Google image on 5/4/16 – Jane Jacobs 100th birthday.
Continuing on with my discussion of neighborhoods, it seems apt to talk about how Jane Jacob defines neighborhoods in her book The Death and Life of Great American Cities. She is often given perfunctory citations in criminology articles for the idea that mixed zoned neighborhoods (those with both residential and commercial zoning all together) increase “eyes on the street” and thus can reduce crime. I will write another post more fully about informal social control and how her ideas fit in, but here I want to focus on her conception of neighborhoods.
She asks the question, what do neighborhoods accomplish – and from this attempts to define what is a neighborhood. Thus she feels a neighborhood can only be defined in terms of having actual political capital to use for its constituents – and so a neighborhood is any region in which can be organized enough to act as an independent polity and campaign against the larger government in which it is nested. This is quite different from the current conception of neighborhoods in most social sciences – in which we assume neighborhoods exist, calculate their effects on behavior, and then tautologically say they exist when we find they do affect behavior.

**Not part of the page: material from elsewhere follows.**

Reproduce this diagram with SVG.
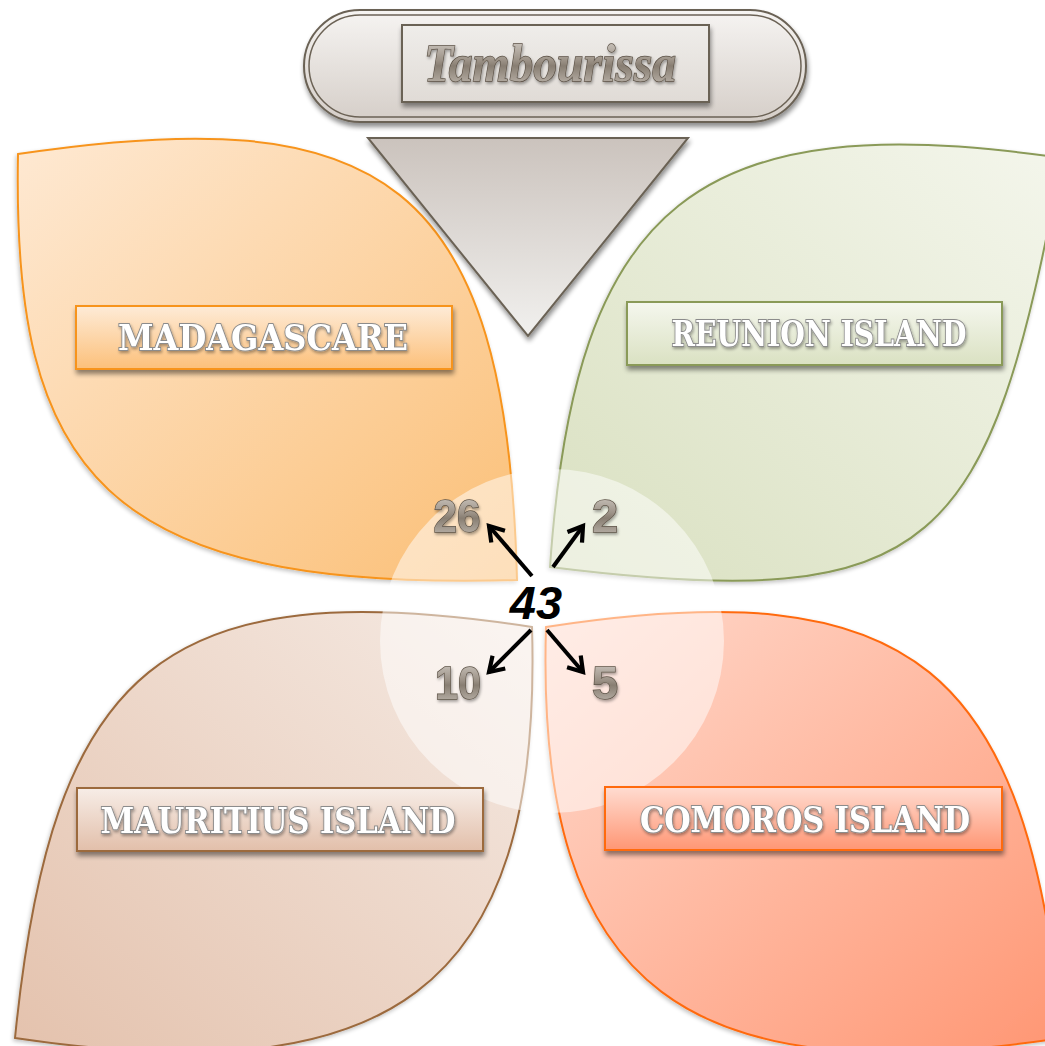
<svg xmlns="http://www.w3.org/2000/svg" width="1045" height="1046" viewBox="0 0 1045 1046">
<style>
.leaf{stroke-width:2;filter:url(#lshadow)}
.lbl{stroke-width:2;filter:url(#bshadow)}
.ltxt{font-family:"DejaVu Serif","Liberation Serif",serif;font-weight:bold;font-size:35px;fill:#ffffff;stroke:#8c8c8c;stroke-width:2;paint-order:stroke;text-anchor:middle;filter:url(#tshadow)}
.num{font-family:"Liberation Sans","Arial",sans-serif;font-weight:bold;font-size:47px;fill:url(#gMetal);stroke:#5e5448;stroke-width:1.4;paint-order:stroke;text-anchor:middle;filter:url(#tshadow)}
.arr{stroke:#000;stroke-width:4;fill:none;marker-end:url(#ah)}
</style>
<defs>
<linearGradient id="gMad" x1="0" y1="0" x2="1" y2="1"><stop offset="0" stop-color="#fee9d3"/><stop offset="1" stop-color="#fbbf76"/></linearGradient>
<linearGradient id="gReu" x1="1" y1="0" x2="0" y2="1"><stop offset="0" stop-color="#f4f6ec"/><stop offset="1" stop-color="#d9e0c0"/></linearGradient>
<linearGradient id="gMau" x1="1" y1="0" x2="0" y2="1"><stop offset="0" stop-color="#f5eae3"/><stop offset="1" stop-color="#e4c2ad"/></linearGradient>
<linearGradient id="gCom" x1="0" y1="0" x2="1" y2="1"><stop offset="0" stop-color="#ffdacd"/><stop offset="1" stop-color="#ff9673"/></linearGradient>
<linearGradient id="bMad" x1="0" y1="0" x2="0" y2="1"><stop offset="0" stop-color="#feebd7"/><stop offset="1" stop-color="#fcc07a"/></linearGradient>
<linearGradient id="bReu" x1="0" y1="0" x2="0" y2="1"><stop offset="0" stop-color="#f5f7ee"/><stop offset="1" stop-color="#dae1c2"/></linearGradient>
<linearGradient id="bMau" x1="0" y1="0" x2="0" y2="1"><stop offset="0" stop-color="#f7ede7"/><stop offset="1" stop-color="#e2bfaa"/></linearGradient>
<linearGradient id="bCom" x1="0" y1="0" x2="0" y2="1"><stop offset="0" stop-color="#ffdcd1"/><stop offset="1" stop-color="#ff9674"/></linearGradient>
<linearGradient id="gPill" x1="0" y1="0" x2="0" y2="1"><stop offset="0" stop-color="#f6f4f2"/><stop offset="1" stop-color="#d5cec8"/></linearGradient>
<linearGradient id="gInner" x1="0" y1="0" x2="0" y2="1"><stop offset="0" stop-color="#efedea"/><stop offset="1" stop-color="#e0dbd6"/></linearGradient>
<linearGradient id="gTri" x1="0" y1="0" x2="0" y2="1"><stop offset="0" stop-color="#cbc3bd"/><stop offset="1" stop-color="#f1f0ee"/></linearGradient>
<linearGradient id="gMetal" x1="0" y1="0" x2="0" y2="1"><stop offset="0" stop-color="#dcd7d1"/><stop offset="0.45" stop-color="#9d9388"/><stop offset="0.55" stop-color="#887e72"/><stop offset="1" stop-color="#cbc4bc"/></linearGradient>
<filter id="lshadow" x="-5%" y="-5%" width="110%" height="110%"><feGaussianBlur in="SourceAlpha" stdDeviation="2"/><feOffset dx="-1" dy="2"/><feComponentTransfer><feFuncA type="linear" slope="0.25"/></feComponentTransfer><feMerge><feMergeNode/><feMergeNode in="SourceGraphic"/></feMerge></filter>
<filter id="bshadow" x="-10%" y="-20%" width="120%" height="150%"><feGaussianBlur in="SourceAlpha" stdDeviation="2.5"/><feOffset dx="1" dy="4"/><feComponentTransfer><feFuncA type="linear" slope="0.45"/></feComponentTransfer><feMerge><feMergeNode/><feMergeNode in="SourceGraphic"/></feMerge></filter>
<filter id="tshadow" x="-20%" y="-30%" width="140%" height="160%"><feGaussianBlur in="SourceAlpha" stdDeviation="1.5"/><feOffset dx="1" dy="2"/><feComponentTransfer><feFuncA type="linear" slope="0.35"/></feComponentTransfer><feMerge><feMergeNode/><feMergeNode in="SourceGraphic"/></feMerge></filter>
<marker id="ah" viewBox="0 0 22 22" refX="17" refY="11" markerWidth="22" markerHeight="22" markerUnits="userSpaceOnUse" orient="auto"><path d="M3,2 L17,11 L3,20" fill="none" stroke="#000" stroke-width="4.2" stroke-linejoin="miter"/></marker>
</defs>

<g id="leaf-madagascare">
<path class="leaf" d="M18,154 C380,100 507,175 517,580 C100,592 12,470 18,154 Z" fill="url(#gMad)" stroke="#f7941d"/>
</g>
<g id="leaf-reunion">
<path class="leaf" d="M550,567 C575,202 697,105 1062,158 C989,548 940,616 550,567 Z" fill="url(#gReu)" stroke="#8a9a58"/>
</g>
<g id="leaf-mauritius">
<path class="leaf" d="M532,627 C162,570 52,668 15,1038 C385,1093 543,997 532,627 Z" fill="url(#gMau)" stroke="#9c6a3e"/>
</g>
<g id="leaf-comoros">
<path class="leaf" d="M546,627 C916,570 1026,668 1063,1038 C693,1093 535,997 546,627 Z" fill="url(#gCom)" stroke="#ff6a10"/>
</g>

<g id="center-circle">
<circle cx="552" cy="641" r="172" fill="#ffffff" fill-opacity="0.5"/>
</g>

<g id="triangle">
<path d="M368,138 L688,138 L528,336 Z" fill="url(#gTri)" stroke="#6b6255" stroke-width="2" filter="url(#bshadow)"/>
</g>

<g id="title-tambourissa">
<rect x="304" y="10" width="502" height="112" rx="56" ry="56" fill="url(#gPill)" stroke="#6b6255" stroke-width="2" filter="url(#bshadow)"/>
<rect x="309" y="15" width="492" height="102" rx="51" ry="51" fill="none" stroke="#6b6255" stroke-width="1.5"/>
<rect x="402" y="25" width="307" height="77" fill="url(#gInner)" stroke="#6b6255" stroke-width="2" filter="url(#bshadow)"/>
<text x="550" y="81" font-family="Liberation Serif, DejaVu Serif, serif" font-weight="bold" font-style="italic" font-size="53" text-anchor="middle" textLength="252" lengthAdjust="spacingAndGlyphs" fill="url(#gMetal)" stroke="#5a5045" stroke-width="1.4" paint-order="stroke" filter="url(#tshadow)">Tambourissa</text>
</g>

<g id="label-madagascare">
<rect class="lbl" x="76" y="306" width="376" height="63" fill="url(#bMad)" stroke="#f7941d"/>
<text class="ltxt" x="263" y="350" textLength="290" lengthAdjust="spacingAndGlyphs">MADAGASCARE</text>
</g>
<g id="label-reunion">
<rect class="lbl" x="627" y="302" width="375" height="63" fill="url(#bReu)" stroke="#8a9a58"/>
<text class="ltxt" x="819" y="346" textLength="295" lengthAdjust="spacingAndGlyphs">REUNION ISLAND</text>
</g>
<g id="label-mauritius">
<rect class="lbl" x="77" y="788" width="406" height="63" fill="url(#bMau)" stroke="#9c6a3e"/>
<text class="ltxt" x="278" y="833" textLength="355" lengthAdjust="spacingAndGlyphs">MAURITIUS ISLAND</text>
</g>
<g id="label-comoros">
<rect class="lbl" x="605" y="787" width="397" height="63" fill="url(#bCom)" stroke="#ff6a10"/>
<text class="ltxt" x="805" y="832" textLength="330" lengthAdjust="spacingAndGlyphs">COMOROS ISLAND</text>
</g>

<g id="connectors">
<line class="arr" x1="532" y1="576" x2="489" y2="526"/>
<line class="arr" x1="553" y1="567" x2="583" y2="526"/>
<line class="arr" x1="531" y1="630" x2="489" y2="672"/>
<line class="arr" x1="547" y1="630" x2="583" y2="672"/>
</g>

<g id="node-43">
<text x="536" y="619" font-family="Liberation Sans, Arial, sans-serif" font-weight="bold" font-style="italic" font-size="47" text-anchor="middle" fill="#000">43</text>
</g>
<g id="node-26"><text class="num" x="457" y="532" textLength="47" lengthAdjust="spacingAndGlyphs">26</text></g>
<g id="node-2"><text class="num" x="605" y="532">2</text></g>
<g id="node-10"><text class="num" x="458" y="699" textLength="46" lengthAdjust="spacingAndGlyphs">10</text></g>
<g id="node-5"><text class="num" x="605" y="699">5</text></g>
</svg>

Based on her polity idea Jacob’s defines three levels of possible neighborhoods:
- your street
- the greater area of persons – around 100,000
- the entire city
This again is quite different than most of current social sciences. Census tracts and block groups are larger swaths than just one block. In very dense cities like NYC, census block groups are often the square defined by streets on either side, so they split apart people across the street from one another. Census tracts intentionally are made to contain around 8,000 people. For a counter-example criminologist, Ralph Taylor does think streets are neighborhood units. A hearsay paraphrase of his I recently heard was “looking out your front door, all that matters is how far you can see down the street in either direction”.
I think Jacob’s guesstimate of 100,000 may be partly biased from only thinking about giant megapolises. Albany itself has only around 100,000 residents – so it is either streets or the whole city per her definition. Although I can’t argue much about smaller areas having little to no political capital to accomplish specific goals.
In some of the surveys I have participated in they have asked the question about how you define your neighborhood. Here are the responses for two different samples (from the same city at two different time points) for an example:
I think the current approach – that neighborhoods are defined by their coefficients on the right hand side of regression models is untenable in the end – based on ideas that are derivatives of the work in my dissertation. Mainly that discrete neighborhood boundaries are a fiction of social scientists.